Flint boxer Claressa Shields sending 1,000 kids to fight at Little Caesars Arena for free

Claressa Shields knows just how important youth programs can be. On June 3 at Little Caesars Arena, she'll give today’s participants an opportunity she never had.

For her homecoming fight in Detroit against Hanna Gabriels, the Flint native and current undisputed middleweight champion will send 1,000 kids participating in youth programs across Detroit and Flint to the fights for free, in an initiative dubbed “Night of a Thousand Stars.”

Kids from 14 different organizations, including Kronk Gym, Flint Boys & Girls Club, PAL of Detroit, Downtown Boxing Gym and the Claressa Shields Community Outreach Corporation, have been selected for an opportunity Shields said is uncommon for kids growing up in low-income areas.


“The Night of a Thousand Stars is just to give the kids a chance to experience greatness,” Shields told The Detroit News on Thursday. “I think about when I came up and there’s stuff I didn’t get to do that I wish I could have done.


“I feel like the children who will be coming to see my fight from Flint, Detroit, Beecher, around those areas, we all come from a rough upbringing, live in poverty, and it’s something you’ll never be able to do.”

Shields, a two-time Olympic gold medalist who began training at Flint’s Berston Field House, said she didn’t get to attend her first professional fight until right before departing for the London Olympics in 2012.

“Representation is everything,” Shields told The News. When you have somebody that looks like you and also comes from the same area, the same town, it just makes it more believable that, whatever your dreams are … you know that it’s possible when you see someone who represents you and where you’re from.”

At some point during the telecast, arena lights will lower and the selected attendees will be asked to mark their presence with their cell phone light, creating a literal thousand stars in the figurative Little Caesars Arena sky.

All of the available tickets have already been offered, according to Shields’ business manager, Mark Taffet. Bus transportation is being planned to transport the attendees from Flint.

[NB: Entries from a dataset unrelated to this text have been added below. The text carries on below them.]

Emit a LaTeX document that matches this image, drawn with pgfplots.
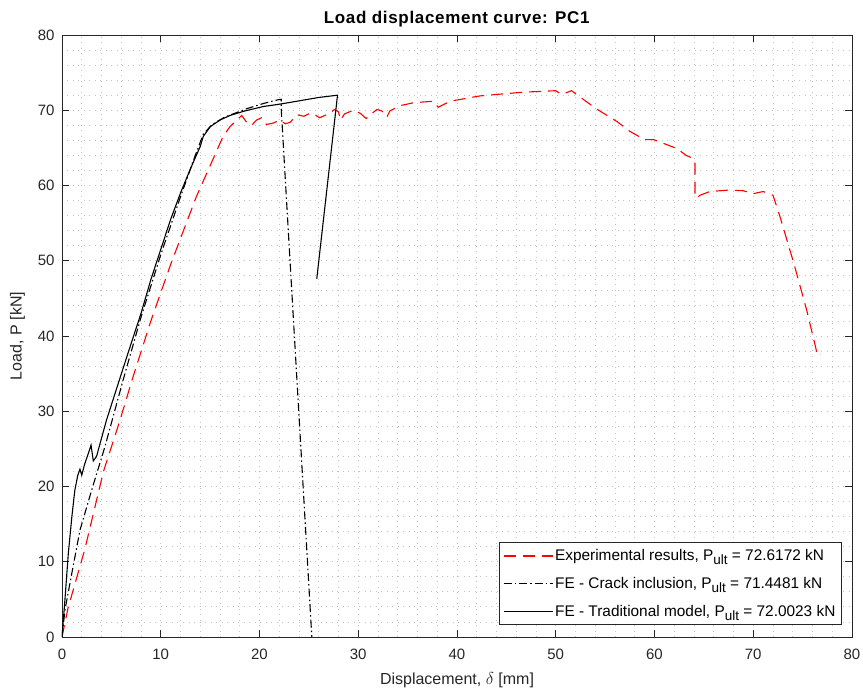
\documentclass[border=0pt]{standalone}
\usepackage{pgfplots}
\pgfplotsset{compat=1.18}
\usepackage{fontspec}
\setmainfont{Liberation Sans}
\definecolor{axgray}{RGB}{38,38,38}
\definecolor{gridgray}{RGB}{195,195,195}
\newcommand\ult{\raisebox{-4pt}{\fontsize{13.5}{13.5}\selectfont ult}}
\begin{document}
\begin{tikzpicture}
\begin{axis}[
 scale only axis, width=790pt, height=602pt,
 xmin=0,xmax=80,ymin=0,ymax=80,
 xtick={0,10,...,80}, ytick={0,10,...,80},
 minor tick num=4,
 grid=both,
 major grid style={gridgray, line width=0.8pt, dash pattern=on 0.9pt off 4.6pt},
 minor grid style={gridgray, line width=0.8pt, dash pattern=on 0.9pt off 4.6pt},
 tick align=inside, major tick length=7pt, minor tick length=0pt,
 xtick pos=both, ytick pos=both,
 axis line style={axgray, line width=0.6pt},
 tick style={axgray, line width=0.6pt},
 tick label style={font=\fontsize{15}{17}\selectfont, text=axgray},
 xticklabel style={yshift=-8pt},
 yticklabel style={xshift=-4pt},
 /pgf/number format/assume math mode=true,
 title={\addfontfeature{LetterSpace=4}\textbf{Load displacement curve: PC1}},
 title style={font=\fontsize{17}{19}\selectfont, text=black, yshift=-2pt},
 xlabel={Displacement, $\delta$ [mm]},
 ylabel={Load, P [kN]},
 label style={font=\fontsize{16}{19}\selectfont, text=axgray},
 xlabel style={yshift=-6pt},
 ylabel style={yshift=6pt},
 legend style={at={(0.987,0.02)}, anchor=south east, draw=axgray, line width=0.6pt,
   font=\fontsize{15.4}{17}\selectfont, row sep=11pt, inner xsep=4pt, inner ysep=5pt},
 legend cell align=left,
 legend image code/.code={\draw[#1] (0pt,0pt) -- (49pt,0pt);},
]
\addplot[red, line width=1.1pt, dash pattern=on 12pt off 7pt] coordinates {
(0,0) (0.6,3.8) (2.3,11.6) (4.2,22.0) (5.8,28.5) (7.2,34.6) (9,42) (11,49.5) (13.6,58.5)
(15.7,64.7) (16.3,66.5) (17.0,67.8) (17.7,68.7) (18.2,69.3) (18.7,68.4) (19.2,68.0)
(19.7,68.7) (20.2,69.0) (20.7,68.1) (21.4,68.3) (22.1,68.7) (22.6,68.2) (23.1,68.4)
(23.8,69.4) (24.5,69.2) (25.1,69.6) (25.6,69.4) (26.1,69.0) (26.6,69.3) (27.1,69.6)
(27.6,70.1) (28.0,69.8) (28.2,68.7) (28.6,69.5) (29.5,70.0) (30.2,69.6) (30.8,68.9)
(31.4,69.6) (31.9,70.1) (32.4,69.9) (32.9,69.1) (33.2,69.9) (34.2,70.6) (35.6,71.0)
(37.6,71.2) (38.1,70.4) (39.3,71.2) (42.3,71.9) (44,72.1) (46.7,72.4) (50.0,72.6)
(50.6,72.1) (51.6,72.6) (52.1,72.1) (54.1,70.2) (56.2,68.5) (57.5,67.2) (57.9,66.9)
(59.0,66.1) (59.9,66.1) (60.9,65.6) (62.3,64.9) (63.2,64.0) (63.9,63.6) (64.1,62.9)
(64.1,59.0) (64.3,58.3) (64.6,58.7) (65.6,59.2) (67.6,59.4) (69.0,59.3) (70.0,58.9)
(70.3,59.0) (71.0,59.2) (72.0,58.7) (72.7,55.9) (74.1,49.7) (75.4,43.5) (76.3,38.6)
(76.5,37.4) (76.8,37.6)
};
\addlegendentry{Experimental results, P\ult{} = 72.6172 kN}
\addplot[black, line width=1.1pt, dash pattern=on 8pt off 3pt on 1.5pt off 3pt] coordinates {
(0,0) (0.3,3.6) (1.0,8.5) (1.82,14.2) (3.0,19.5) (4.35,25.3) (6.2,34.2) (8,42.5)
(10,50.8) (12,58.5) (13.5,64) (14.3,66.8) (15.2,68.1) (16.5,69.1) (18.7,70.2)
(20.4,70.9) (21.9,71.4) (22.2,71.45) (22.2,70.2) (25.3,0)
};
\addlegendentry{FE - Crack inclusion, P\ult{} = 71.4481 kN}
\addplot[black, line width=1.1pt] coordinates {
(0,0) (0.3,5) (0.64,11.1) (1.0,16) (1.3,19.5) (1.6,21.5) (1.82,22.3) (2.0,21.5)
(2.3,23) (2.67,24.4) (2.94,25.5) (3.17,23.4) (3.5,24.0) (4.5,28.8) (5.87,34.4)
(7,39) (8,43) (9,47.5) (10,51.5) (11,55.5) (12,59) (13,62.2) (14,65.2) (14.3,66.5)
(15.0,67.8) (16,68.7) (17,69.3) (18.5,69.9) (20.4,70.5) (22,70.8) (23.8,71.2)
(26,71.7) (27.9,72.0) (25.8,47.6)
};
\addlegendentry{FE - Traditional model, P\ult{} = 72.0023 kN}
\end{axis}
\pgfresetboundingbox
\path[use as bounding box] ([shift={(-62pt,-56pt)}]current axis.south west) rectangle ++(863pt,693pt);
\end{tikzpicture}
\end{document}
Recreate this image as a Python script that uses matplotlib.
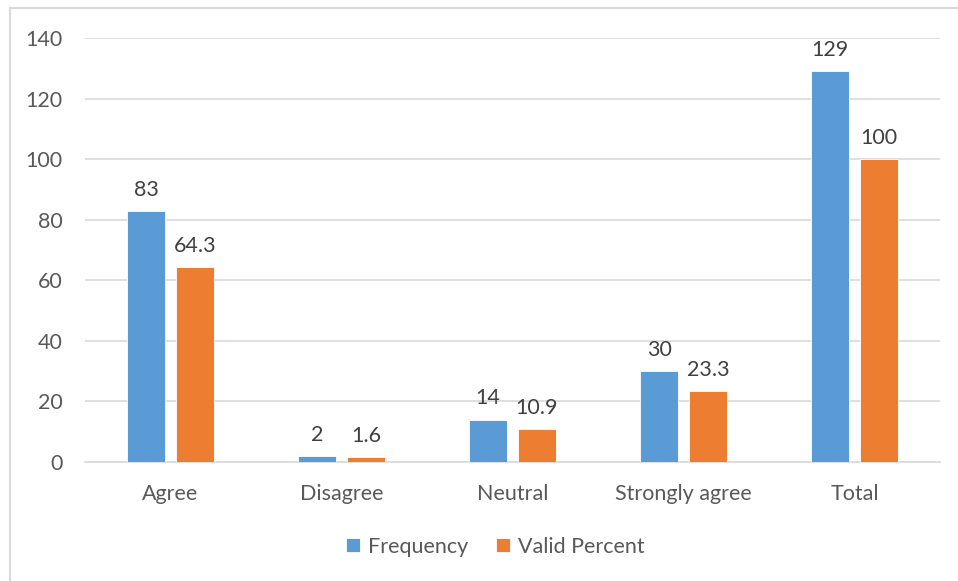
import matplotlib.pyplot as plt
import numpy as np
from matplotlib.lines import Line2D

categories = ["Agree", "Disagree", "Neutral", "Strongly agree", "Total"]
frequency = [83, 2, 14, 30, 129]
valid_percent = [64.3, 1.6, 10.9, 23.3, 100]
freq_labels = ["83", "2", "14", "30", "129"]
pct_labels = ["64.3", "1.6", "10.9", "23.3", "100"]

BLUE = "#5B9BD5"
ORANGE = "#ED7D31"
TEXT = "#595959"
GRID = "#D9D9D9"
FS = 15.5

plt.rcParams['font.family'] = ['Lato', 'DejaVu Sans']

fig = plt.figure(figsize=(9.58, 5.81), dpi=100)
ax = fig.add_axes([85 / 958, 119 / 581, 855 / 958, 424 / 581])

x = np.arange(len(categories))
w = 0.222
off = 0.143
b1 = ax.bar(x - off, frequency, w, color=BLUE, edgecolor="white", linewidth=0.6, label="Frequency", zorder=3)
b2 = ax.bar(x + off, valid_percent, w, color=ORANGE, edgecolor="white", linewidth=0.6, label="Valid Percent", zorder=3)

ax.bar_label(b1, labels=freq_labels, padding=8, fontsize=FS, color="#404040")
ax.bar_label(b2, labels=pct_labels, padding=8, fontsize=FS, color="#404040")

ax.set_xlim(-0.5, len(categories) - 0.5)
ax.set_ylim(0, 140)
ax.set_yticks(range(0, 141, 20))
ax.set_xticks(x)
ax.set_xticklabels(categories)
ax.tick_params(axis="both", length=0, labelsize=FS, labelcolor=TEXT)
ax.tick_params(axis="y", pad=16)
ax.tick_params(axis="x", pad=16)
ax.grid(axis="y", color=GRID, linewidth=1.2, zorder=0)
for side in ["top", "right", "left"]:
    ax.spines[side].set_visible(False)
ax.spines["bottom"].set_color(GRID)
ax.spines["bottom"].set_linewidth(1.2)

ax.legend(loc="center", bbox_to_anchor=(0.48, -0.2), ncol=2, frameon=False,
          fontsize=FS, labelcolor=TEXT, handlelength=0.65, handleheight=0.65,
          handletextpad=0.35, columnspacing=1.3)

# chart area outline (left and top edges)
fig.add_artist(Line2D([10 / 958, 10 / 958], [0, 1 - 8 / 581], color=GRID, linewidth=1.5))
fig.add_artist(Line2D([10 / 958, 1], [1 - 8 / 581, 1 - 8 / 581], color=GRID, linewidth=1.5))

fig.savefig("out.png", dpi=100)
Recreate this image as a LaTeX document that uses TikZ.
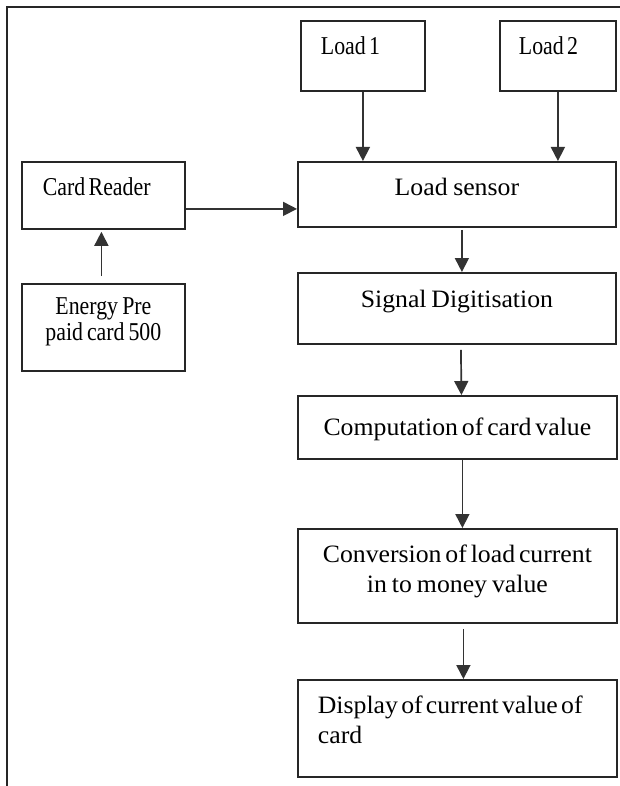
\documentclass[tikz,border=0pt]{standalone}
\usepackage{fontspec}
\setmainfont[FakeStretch=1.03]{Liberation Serif}
\newfontfamily\narrowfont[FakeStretch=0.85]{Liberation Serif}
\usetikzlibrary{arrows.meta}
\newcommand{\tightsp}{\spaceskip=0.13em plus 0.05em\relax}
\begin{document}
\begin{tikzpicture}[x=1pt, y=-1pt,
	blk/.style n args={3}{draw=black!85, line width=1.8pt, anchor=north west, inner ysep=0pt, inner xsep=0pt, align=center, text width=#1, text height=#2, text depth=#3, execute at begin node=\tightsp},
	lblk/.style={align=left, inner xsep=20pt},
	tnr/.style={font=\narrowfont\fontsize{25.7}{26}\selectfont},
	cmb/.style={font=\fontsize{25}{29.5}\selectfont},
	arr/.style={-{Triangle[width=14pt,length=14pt]}, line width=1.7pt, draw=black!80}]
	\useasboundingbox (0,0) rectangle (620,786);
	\draw[line width=1.8pt, black!85] (620,7) -| (7,786);
	\node[blk={84pt}{34pt}{36pt}, lblk, tnr] (load1) at (300,20) {Load 1};
	\node[blk={78pt}{34pt}{36pt}, lblk, inner xsep=19pt, tnr] (load2) at (499,20) {Load 2};
	\node[blk={121pt}{34pt}{33pt}, lblk, inner xsep=21pt, tnr] (reader) at (21,161) {Card Reader};
	\node[blk={163pt}{31pt}{56pt}, tnr] (prepaid) at (21,283) {Energy Pre\\paid card 500};
	\node[blk={318pt}{34pt}{31pt}, cmb] (sensor) at (297,161) {Load sensor};
	\node[blk={318pt}{35pt}{36pt}, cmb] (digit) at (297,272) {Signal Digitisation};
	\node[blk={319pt}{40pt}{23pt}, cmb] (comp) at (297,395) {Computation of card value};
	\node[blk={319pt}{34pt}{60pt}, cmb] (conv) at (297,528) {Conversion of load current\\in to money value};
	\node[blk={279pt}{34pt}{63pt}, lblk, cmb] (disp) at (297,679) {Display of current value of\\card};
	\draw[arr] (load1.south) -- (load1.south |- sensor.north);
	\draw[arr] (load2.south) -- (load2.south |- sensor.north);
	\draw[arr] ([yshift=-13.5pt]reader.east) -- ([yshift=-13.5pt]reader.east -| sensor.west);
	\draw[arr, shorten <=7pt, shorten >=2pt] ([xshift=-2pt]prepaid.north) -- ([xshift=-2pt]reader.south);
	\draw[arr, shorten <=2pt] ([xshift=5pt]sensor.south) -- ([xshift=5pt]digit.north);
	\draw[arr, shorten <=5pt] ([xshift=4pt]digit.south) -- ([xshift=4pt]comp.north);
	\draw[arr] ([xshift=5pt]comp.south) -- ([xshift=5pt]conv.north);
	\draw[arr, shorten <=5pt] ([xshift=6pt]conv.south) -- ([xshift=6pt]disp.north);
\end{tikzpicture}
\end{document}
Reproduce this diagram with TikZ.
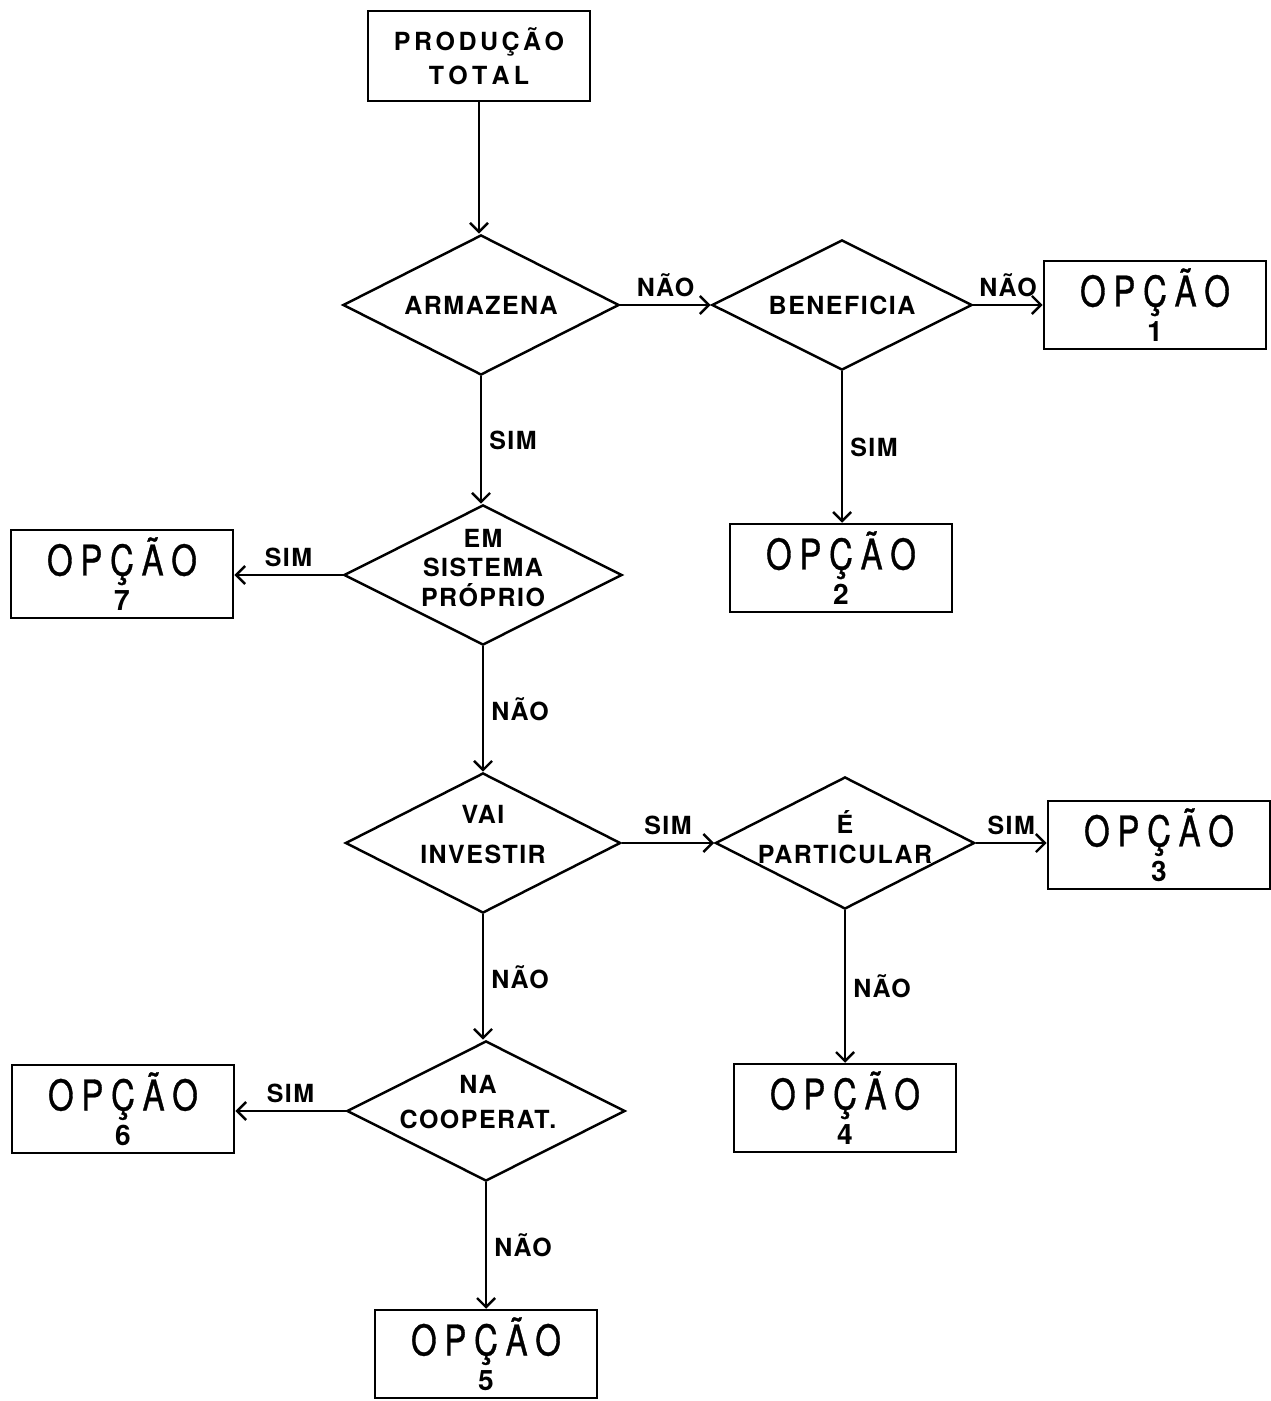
\documentclass[tikz,border=0pt]{standalone}
\usepackage{fontspec}
\setmainfont{TeX Gyre Heros}
\newfontfamily\labfont[LetterSpace=6]{TeX Gyre Heros}
\newfontfamily\optfont[FakeStretch=0.78,FakeBold=0.8]{TeX Gyre Heros}
\usetikzlibrary{shapes.geometric,arrows.meta}

% spaced words with a cedilla, kerned by hand
\newcommand{\prodword}{P\kern1.0pt R\kern1.0pt O\kern1.0pt D\kern1.0pt U\kern1.0pt Ç\kern1.0pt Ã\kern1.0pt O}
\newcommand{\totalword}{T\kern1.2pt O\kern1.2pt T\kern1.2pt A\kern1.2pt L}
\newcommand{\opcao}[1]{{\optfont\fontsize{12}{10}\selectfont O\kern2.2pt P\kern2.2pt Ç\kern2.2pt Ã\kern2.2pt O}\\{\bfseries\fontsize{8}{10}\selectfont #1}}

\tikzset{
  flow/.style={draw, line width=0.7pt, -{Straight Barb[length=0.9mm,width=1.8mm]}},
  startbox/.style={draw, line width=0.7pt, minimum width=2.22cm, minimum height=0.90cm,
    align=center, font=\bfseries\fontsize{7.1}{9.7}\selectfont},
  optbox/.style={draw, line width=0.7pt, minimum width=2.22cm, minimum height=0.88cm,
    inner sep=0pt, align=center, font={\fontsize{8}{10}\selectfont\lineskiplimit=-6pt\relax}},
  decision/.style={diamond, draw, line width=0.7pt, inner sep=0pt},
  dtext/.style={align=center, font=\labfont\bfseries\fontsize{7.1}{8.5}\selectfont},
  elabel/.style={font=\labfont\bfseries\fontsize{7.1}{8.5}\selectfont, inner sep=2pt}
}

\begin{document}
\begin{tikzpicture}[x=0.01cm, y=-0.01cm]
  \useasboundingbox (0,0) rectangle (1271,1401);

  % start
  \node[startbox] (prod) at (479,56) {\prodword\\\totalword};

  % decisions
  \node[decision, minimum width=2.76cm, minimum height=1.40cm,
    label={[dtext]center:ARMAZENA}] (armaz) at (481,305) {};
  \node[decision, minimum width=2.60cm, minimum height=1.30cm,
    label={[dtext]center:BENEFICIA}] (benef) at (842,305) {};
  \node[decision, minimum width=2.78cm, minimum height=1.40cm,
    label={[dtext, yshift=0.07cm]center:EM\\SISTEMA\\PRÓPRIO}] (sist) at (483,575) {};
  \node[decision, minimum width=2.75cm, minimum height=1.40cm,
    label={[dtext, yshift=0.08cm]center:VAI\\[2.9pt]INVESTIR}] (invest) at (483,843) {};
  \node[decision, minimum width=2.59cm, minimum height=1.32cm,
    label={[dtext, yshift=0.06cm]center:É\\PARTICULAR}] (partic) at (845,843) {};
  \node[decision, minimum width=2.78cm, minimum height=1.40cm,
    label={[dtext, yshift=0.09cm, xshift=-0.08cm]center:NA\\[1.5pt]COOPERAT.}] (coop) at (486,1111) {};

  % options
  \node[optbox] (op1) at (1155,305) {\opcao{1}};
  \node[optbox] (op2) at (841,568) {\opcao{2}};
  \node[optbox] (op3) at (1159,845) {\opcao{3}};
  \node[optbox] (op4) at (845,1108) {\opcao{4}};
  \node[optbox] (op5) at (486,1354) {\opcao{5}};
  \node[optbox] (op6) at (123,1109) {\opcao{6}};
  \node[optbox] (op7) at (122,574) {\opcao{7}};

  % connectors
  \draw[flow] (prod.south) -- (prod.south |- armaz.north);
  \draw[flow] (armaz.east) -- node[elabel, above] (l1) {NÃO} (benef.west);
  \draw[flow] (benef.east) -- node[elabel, above] (l2) {NÃO} (benef.east -| op1.west);
  \draw[flow] (benef.south) -- node[elabel, right] (l3) {SIM} (benef.south |- op2.north);
  \draw[flow] (armaz.south) -- node[elabel, right] (l4) {SIM} (armaz.south |- sist.north);
  \draw[flow] (sist.west) -- node[elabel, above] (l5) {SIM} (sist.west -| op7.east);
  \draw[flow] (sist.south) -- node[elabel, right] (l6) {NÃO} (sist.south |- invest.north);
  \draw[flow] (invest.east) -- node[elabel, above] (l7) {SIM} (partic.west);
  \draw[flow] (partic.east) -- node[elabel, above] (l8) {SIM} (partic.east -| op3.west);
  \draw[flow] (partic.south) -- node[elabel, right] (l9) {NÃO} (partic.south |- op4.north);
  \draw[flow] (invest.south) -- node[elabel, right] (l10) {NÃO} (invest.south |- coop.north);
  \draw[flow] (coop.west) -- node[elabel, above] (l11) {SIM} (coop.west -| op6.east);
  \draw[flow] (coop.south) -- node[elabel, right] (l12) {NÃO} (coop.south |- op5.north);
\end{tikzpicture}
\end{document}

Some of the programs from which kids were selected have offered to donate a portion of the tickets, including Kronk Gym and the Emanuel Steward Champions of Tomorrow Program. Jeff Styers, a major figure in both programs, donated 300 tickets, according to Taffet. The Claressa Shields Community Outreach Corporation is donating 200.

Night of a Thousand Stars will bring the fight night, a seminal moment for the city’s boxing legacy, full-circle. Also planned for the event is a moment to celebrate the Kronk stars of yesteryear. Thomas “The Hitman” Hearns, Hilmer Kenty, Milton McCrory, and others will be honored for their contributions to Detroit’s rich boxing history.

“Detroit, once upon a time, was the best. The best fighters come from Michigan, and I say that loudly and proudly …so, I’m just happy that I can add my legacy, and being a woman to be the one to bring it back,” Shields said.

“Who would have thought that a little poor Black girl from Flint, who fought her way to the Olympics, to win gold, and then did it again? And then I just kept fighting and fighting and training and grinding, and just changing the sport of women’s boxing.

“To know, they’re giving me the opportunity — that they chose me to be able to bring boxing back to Detroit … that’s huge.”

Though Shields is perhaps best known for her fearless mentality, she’s avoided thinking about what she’ll feel when Night of a Thousand Stars commences and all those cell phones light up the arena.

“I can’t think of stuff like that,” Shields said. “I’ll start crying.”